Überhaupt wirkt die Berichterstattung über die USA oft so, als ginge es vor allem um die Reize dieser oder jener Performance, orientiert daran, welche Drehbücher sich daraus für die Zukunft filtern lassen. Wer hat gelacht oder geweint, wer bedient jene „emotionalen“ Wirkungen, nach denen jetzt auf allen Kanälen fieberhaft gefahndet wird. „Emotional“ ist das aktuelle Stichwort der Saison, das dem gelangweilten Publikum eine Herzspritze verpassen soll. Emotional ist ein Abgang vom Amt, emotional ist aber auch ein Abschied vom Tennissport, Hauptsache die Meldung enthält ein paar rührende Komponenten, die zumindest einen halben Tag in Erinnerung bleiben.
Die ernsthafteren, über die Zukunft entscheidenden politischen und sozialen Themen gehen dadurch oft unter. Wie steht es zum Beispiel um die für den 5. November angesetzten, wegweisenden Wahlen? Dass die wahlberechtigten Bürgerinnen und Bürger den Präsidenten nicht direkt wählen, sondern Wahlmänner bestimmen, erstaunt viele meiner Freunde. Die Regelung erscheint wie ein Rest althergebrachten aristokratischen Misstrauens gegen die Demokratie, als könnte man es dem Volk nicht überlassen, die für passend Gehaltenen selbständig und selbstbewusst zu wählen.
Dass die Wahlwilligen sich außerdem für die Wahl registrieren lassen müssen und das notwendige Prozedere in den fünfzig Bundesstaaten nicht überall dasselbe ist, lässt ebenfalls aufhorchen. Es soll sogar Bundesstaaten geben, in denen nur Briefwahl möglich ist. Die üblicherweise niedrige Wahlbeteiligung erklärt sich wohl auch durch solche merkwürdigen Hürden.
Im Vordergrund des öffentlichen Interesses könnte neben dem Kennenlernen dieser Eigentümlichkeiten auch ein tiefergehendes Interesse daran stehen, dass mit der möglichen Wahl von Kamala Harris zur Präsidentin nicht nur ein Generationenwechsel, sondern auch eine Umschichtung der relevanten Zukunftsthemen verbunden wäre. Die Erleichterung, die viele meiner Freunde spürten, als sie diese Chance witterten, war unverkennbar.
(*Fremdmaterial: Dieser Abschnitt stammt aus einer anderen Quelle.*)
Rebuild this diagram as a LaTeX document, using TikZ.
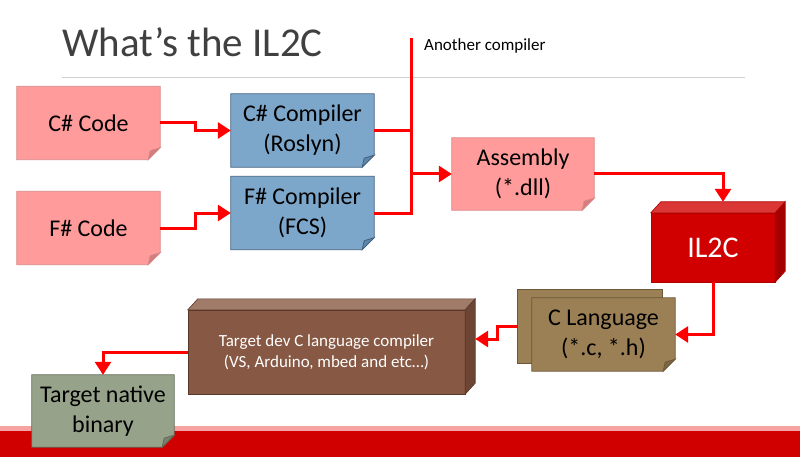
\documentclass[tikz,border=0pt]{standalone}
\usepackage{fontspec}
\setmainfont{Carlito}
\usetikzlibrary{calc,arrows.meta,backgrounds}
\definecolor{lred}{HTML}{FF0000}
\definecolor{pinkf}{HTML}{FF9B9B}
\definecolor{pinkb}{HTML}{D98686}
\definecolor{pinkfold}{HTML}{D27E7E}
\definecolor{bluef}{HTML}{7DA7CA}
\definecolor{blueb}{HTML}{41607F}
\definecolor{bluefold}{HTML}{5F85A8}
\definecolor{ilf}{HTML}{D00000}
\definecolor{ilt}{HTML}{DB3636}
\definecolor{ils}{HTML}{A50000}
\definecolor{ilb}{HTML}{B00000}
\definecolor{clf}{HTML}{9C8055}
\definecolor{clb}{HTML}{6B5838}
\definecolor{clfold}{HTML}{7D6644}
\definecolor{tdf}{HTML}{875843}
\definecolor{tdt}{HTML}{A07B69}
\definecolor{tds}{HTML}{6C4534}
\definecolor{tdb}{HTML}{5A3828}
\definecolor{tnf}{HTML}{96A38A}
\definecolor{tnbd}{HTML}{5F6B55}
\definecolor{tnfold}{HTML}{76826B}
\definecolor{bandr}{HTML}{D00000}
\definecolor{bandp}{HTML}{F5A3A3}
\definecolor{titlegray}{HTML}{404040}
\definecolor{rulegray}{HTML}{D0D0D0}
\newcommand\foldshape[4]{%
  \path[fill=#2,draw=#3,line width=0.8pt] (#1.north west) -- (#1.north east) -- ($(#1.south east)+(0,-12)$) -- ($(#1.south east)+(-12,0)$) -- (#1.south west) -- cycle;
  \path[fill=#4,draw=#3,line width=0.8pt] ($(#1.south east)+(0,-12)$) -- ($(#1.south east)+(-12,0)$) -- ($(#1.south east)+(-10,-9)$) -- cycle;}
\newcommand\boxthree[5]{%
  \path[fill=#2,draw=#5,line width=0.6pt] (#1.south west) rectangle (#1.north east);
  \path[fill=#3,draw=#5,line width=0.6pt] (#1.north west) -- (#1.north east) -- ($(#1.north east)+(10,-11)$) -- ($(#1.north west)+(10,-11)$) -- cycle;
  \path[fill=#4,draw=#5,line width=0.6pt] (#1.north east) -- ($(#1.north east)+(10,-11)$) -- ($(#1.south east)+(10,-11)$) -- (#1.south east) -- cycle;}
\begin{document}
\begin{tikzpicture}[x=1pt,y=-1pt,
  box/.style={inner sep=0pt, minimum width=143pt, minimum height=73pt, align=center, font=\fontsize{24}{30}\selectfont},
  link/.style={draw=lred, line width=3pt},
  arr/.style={link, -{Triangle[length=13pt,width=16pt]}}]
\useasboundingbox (0,0) rectangle (800,457);
% title
\node[anchor=base west, inner sep=0pt, font=\fontsize{41}{48}\selectfont, text=titlegray] (title) at (62,57) {What’s the IL2C};
\draw[rulegray, line width=1pt] (62,78) -- (745,78);
\node[anchor=base west, inner sep=0pt, font=\fontsize{17}{20}\selectfont] (another) at (424,51) {Another compiler};
% nodes
\node[box] (ccode) at (88.5,123) {C\# Code};
\node[box] (fcode) at (88.5,228) {F\# Code};
\node[box] (ccomp) at (302.5,130.5) {C\# Compiler\\(Roslyn)};
\node[box] (fcomp) at (302.5,213) {F\# Compiler\\(FCS)};
\node[box, minimum width=142pt, minimum height=72pt] (asm) at (523,174) {Assembly\\(*.dll)};
\node[box, minimum width=124pt, minimum height=69pt, text=white, font=\fontsize{30}{36}\selectfont] (il2c) at (713,247.5) {IL2C};
\node[box, minimum width=144pt] (clangb) at (590,326.5) {};
\node[box] (clang) at (603.5,334.5) {C Language\\(*.c, *.h)};
\node[box, minimum width=277pt, minimum height=84pt, text=white, font=\fontsize{17}{21}\selectfont] (tdc) at (326.5,352) {Target dev C language compiler\\(VS, Arduino, mbed and etc…)};
\node[box, minimum width=142pt, minimum height=72pt] (tnb) at (103,411) {Target native\\binary};
% shapes behind
\begin{scope}[on background layer]
  \fill[bandp] (0,425.5) rectangle (800,431);
  \fill[bandr] (0,431) rectangle (800,457);
  \foldshape{ccode}{pinkf}{pinkb}{pinkfold}
  \foldshape{fcode}{pinkf}{pinkb}{pinkfold}
  \foldshape{ccomp}{bluef}{blueb}{bluefold}
  \foldshape{fcomp}{bluef}{blueb}{bluefold}
  \foldshape{asm}{pinkf}{pinkb}{pinkfold}
  \boxthree{il2c}{ilf}{ilt}{ils}{ilb}
  \path[fill=clf,draw=clb,line width=0.8pt] (clangb.south west) rectangle (clangb.north east);
  \foldshape{clang}{clf}{clb}{clfold}
  \boxthree{tdc}{tdf}{tdt}{tds}{tdb}
  \foldshape{tnb}{tnf}{tnbd}{tnfold}
\end{scope}
% connectors
\coordinate (bustop) at (411,38);
\coordinate (il2cin) at ($(il2c.north)+(10,-11)$);
\coordinate (tdcin) at ($(tdc.east)+(10,-13)$);
\draw[arr] (ccode.east) -- ++(35,0) |- (ccomp.west);
\draw[arr] (fcode.east) -- ++(35,0) |- (fcomp.west);
\draw[link] (ccomp.east) -- (ccomp.east -| bustop);
\draw[link] (bustop) |- (fcomp.east);
\draw[arr] (asm.west -| bustop) -- (asm.west);
\draw[arr] (asm.east) -| (il2cin);
\draw[arr] (il2c.south) |- (clang.east);
\draw[arr] (clangb.west) -- ++(-20,0) |- (tdcin);
\draw[arr] (tdc.west) -| (tnb.north);
\end{tikzpicture}
\end{document}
Statt des egomanen Trump-Trubels könnten Themen wie Emigration, Rechte der Frauen, Bekämpfung der Armut, Klimaschutz, Sicherheit und Verteidigung oder soziale Gerechtigkeit endlich wieder nach vorne rücken. Darauf nicht nur kluge und differenzierte Antworten zu geben, trauen meine Freunde der weltoffenen Kamala Harris zu. Das könnte mit einem neuen Politikstil verbunden sein: Statt der Abgabe von Erklärungen aus dem Orkus der Hinterzimmer eine lebendige und demokratische Diskussion von Programmen und der Überzeugungskraft ihres Für und Wider.